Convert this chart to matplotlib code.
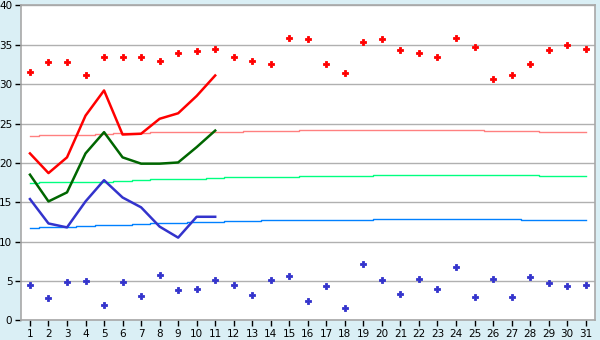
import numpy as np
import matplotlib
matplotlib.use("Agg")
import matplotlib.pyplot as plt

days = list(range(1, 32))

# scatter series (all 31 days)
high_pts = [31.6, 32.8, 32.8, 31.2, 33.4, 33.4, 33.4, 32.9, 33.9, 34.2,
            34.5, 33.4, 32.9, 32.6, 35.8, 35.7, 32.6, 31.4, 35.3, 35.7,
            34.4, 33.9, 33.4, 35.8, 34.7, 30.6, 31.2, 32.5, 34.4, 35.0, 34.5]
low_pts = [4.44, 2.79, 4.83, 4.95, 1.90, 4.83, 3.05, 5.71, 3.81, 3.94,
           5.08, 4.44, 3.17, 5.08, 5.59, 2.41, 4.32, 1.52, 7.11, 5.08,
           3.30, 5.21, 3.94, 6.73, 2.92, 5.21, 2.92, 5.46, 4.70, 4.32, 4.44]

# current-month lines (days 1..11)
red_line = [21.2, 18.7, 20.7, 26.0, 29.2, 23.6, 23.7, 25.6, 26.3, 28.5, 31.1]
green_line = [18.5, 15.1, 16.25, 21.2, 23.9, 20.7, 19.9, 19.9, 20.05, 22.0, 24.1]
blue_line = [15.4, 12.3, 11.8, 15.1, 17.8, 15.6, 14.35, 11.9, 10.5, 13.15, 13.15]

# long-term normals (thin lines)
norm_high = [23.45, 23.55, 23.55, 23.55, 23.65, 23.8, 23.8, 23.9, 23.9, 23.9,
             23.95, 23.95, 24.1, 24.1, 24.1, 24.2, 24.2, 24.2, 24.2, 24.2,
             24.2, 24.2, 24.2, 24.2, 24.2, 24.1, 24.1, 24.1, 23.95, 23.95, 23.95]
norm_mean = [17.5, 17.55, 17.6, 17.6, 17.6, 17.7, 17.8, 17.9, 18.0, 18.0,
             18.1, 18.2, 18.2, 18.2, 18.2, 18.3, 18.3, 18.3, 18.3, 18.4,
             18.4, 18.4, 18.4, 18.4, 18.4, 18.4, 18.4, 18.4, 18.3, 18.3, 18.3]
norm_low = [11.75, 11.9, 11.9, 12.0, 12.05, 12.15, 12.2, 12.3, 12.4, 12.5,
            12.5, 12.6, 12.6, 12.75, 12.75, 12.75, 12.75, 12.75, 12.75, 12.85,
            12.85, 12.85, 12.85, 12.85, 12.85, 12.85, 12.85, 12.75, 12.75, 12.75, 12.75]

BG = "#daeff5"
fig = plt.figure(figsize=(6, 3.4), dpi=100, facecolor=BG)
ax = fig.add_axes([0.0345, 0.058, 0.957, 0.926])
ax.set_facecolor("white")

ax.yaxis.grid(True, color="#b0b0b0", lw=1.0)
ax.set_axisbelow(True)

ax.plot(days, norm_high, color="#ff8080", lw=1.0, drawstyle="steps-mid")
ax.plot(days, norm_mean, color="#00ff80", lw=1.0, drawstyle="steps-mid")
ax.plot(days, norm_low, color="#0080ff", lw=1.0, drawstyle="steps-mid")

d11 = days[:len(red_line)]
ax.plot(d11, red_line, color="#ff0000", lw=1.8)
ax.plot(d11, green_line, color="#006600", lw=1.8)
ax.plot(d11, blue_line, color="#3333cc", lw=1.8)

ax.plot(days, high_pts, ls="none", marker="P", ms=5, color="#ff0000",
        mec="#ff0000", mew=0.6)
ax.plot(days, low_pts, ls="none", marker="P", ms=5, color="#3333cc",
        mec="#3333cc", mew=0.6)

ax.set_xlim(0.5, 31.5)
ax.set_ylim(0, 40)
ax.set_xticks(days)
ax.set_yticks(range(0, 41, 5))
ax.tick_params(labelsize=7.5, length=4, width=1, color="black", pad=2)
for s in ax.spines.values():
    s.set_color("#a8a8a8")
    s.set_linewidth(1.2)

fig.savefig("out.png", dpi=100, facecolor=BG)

══════════════════════════════

* [AIM OF THE EXERCISE]:
Reproduce the data verbatim. Do not carry any picture into the copy.

* [RESULT]:
Convert this chart to matplotlib code.
import numpy as np
import matplotlib
matplotlib.use("Agg")
import matplotlib.pyplot as plt

days = list(range(1, 32))

# scatter series (all 31 days)
high_pts = [31.6, 32.8, 32.8, 31.2, 33.4, 33.4, 33.4, 32.9, 33.9, 34.2,
            34.5, 33.4, 32.9, 32.6, 35.8, 35.7, 32.6, 31.4, 35.3, 35.7,
            34.4, 33.9, 33.4, 35.8, 34.7, 30.6, 31.2, 32.5, 34.4, 35.0, 34.5]
low_pts = [4.44, 2.79, 4.83, 4.95, 1.90, 4.83, 3.05, 5.71, 3.81, 3.94,
           5.08, 4.44, 3.17, 5.08, 5.59, 2.41, 4.32, 1.52, 7.11, 5.08,
           3.30, 5.21, 3.94, 6.73, 2.92, 5.21, 2.92, 5.46, 4.70, 4.32, 4.44]

# current-month lines (days 1..11)
red_line = [21.2, 18.7, 20.7, 26.0, 29.2, 23.6, 23.7, 25.6, 26.3, 28.5, 31.1]
green_line = [18.5, 15.1, 16.25, 21.2, 23.9, 20.7, 19.9, 19.9, 20.05, 22.0, 24.1]
blue_line = [15.4, 12.3, 11.8, 15.1, 17.8, 15.6, 14.35, 11.9, 10.5, 13.15, 13.15]

# long-term normals (thin lines)
norm_high = [23.45, 23.55, 23.55, 23.55, 23.65, 23.8, 23.8, 23.9, 23.9, 23.9,
             23.95, 23.95, 24.1, 24.1, 24.1, 24.2, 24.2, 24.2, 24.2, 24.2,
             24.2, 24.2, 24.2, 24.2, 24.2, 24.1, 24.1, 24.1, 23.95, 23.95, 23.95]
norm_mean = [17.5, 17.55, 17.6, 17.6, 17.6, 17.7, 17.8, 17.9, 18.0, 18.0,
             18.1, 18.2, 18.2, 18.2, 18.2, 18.3, 18.3, 18.3, 18.3, 18.4,
             18.4, 18.4, 18.4, 18.4, 18.4, 18.4, 18.4, 18.4, 18.3, 18.3, 18.3]
norm_low = [11.75, 11.9, 11.9, 12.0, 12.05, 12.15, 12.2, 12.3, 12.4, 12.5,
            12.5, 12.6, 12.6, 12.75, 12.75, 12.75, 12.75, 12.75, 12.75, 12.85,
            12.85, 12.85, 12.85, 12.85, 12.85, 12.85, 12.85, 12.75, 12.75, 12.75, 12.75]

BG = "#daeff5"
fig = plt.figure(figsize=(6, 3.4), dpi=100, facecolor=BG)
ax = fig.add_axes([0.0345, 0.058, 0.957, 0.926])
ax.set_facecolor("white")

ax.yaxis.grid(True, color="#b0b0b0", lw=1.0)
ax.set_axisbelow(True)

ax.plot(days, norm_high, color="#ff8080", lw=1.0, drawstyle="steps-mid")
ax.plot(days, norm_mean, color="#00ff80", lw=1.0, drawstyle="steps-mid")
ax.plot(days, norm_low, color="#0080ff", lw=1.0, drawstyle="steps-mid")

d11 = days[:len(red_line)]
ax.plot(d11, red_line, color="#ff0000", lw=1.8)
ax.plot(d11, green_line, color="#006600", lw=1.8)
ax.plot(d11, blue_line, color="#3333cc", lw=1.8)

ax.plot(days, high_pts, ls="none", marker="P", ms=5, color="#ff0000",
        mec="#ff0000", mew=0.6)
ax.plot(days, low_pts, ls="none", marker="P", ms=5, color="#3333cc",
        mec="#3333cc", mew=0.6)

ax.set_xlim(0.5, 31.5)
ax.set_ylim(0, 40)
ax.set_xticks(days)
ax.set_yticks(range(0, 41, 5))
ax.tick_params(labelsize=7.5, length=4, width=1, color="black", pad=2)
for s in ax.spines.values():
    s.set_color("#a8a8a8")
    s.set_linewidth(1.2)

fig.savefig("out.png", dpi=100, facecolor=BG)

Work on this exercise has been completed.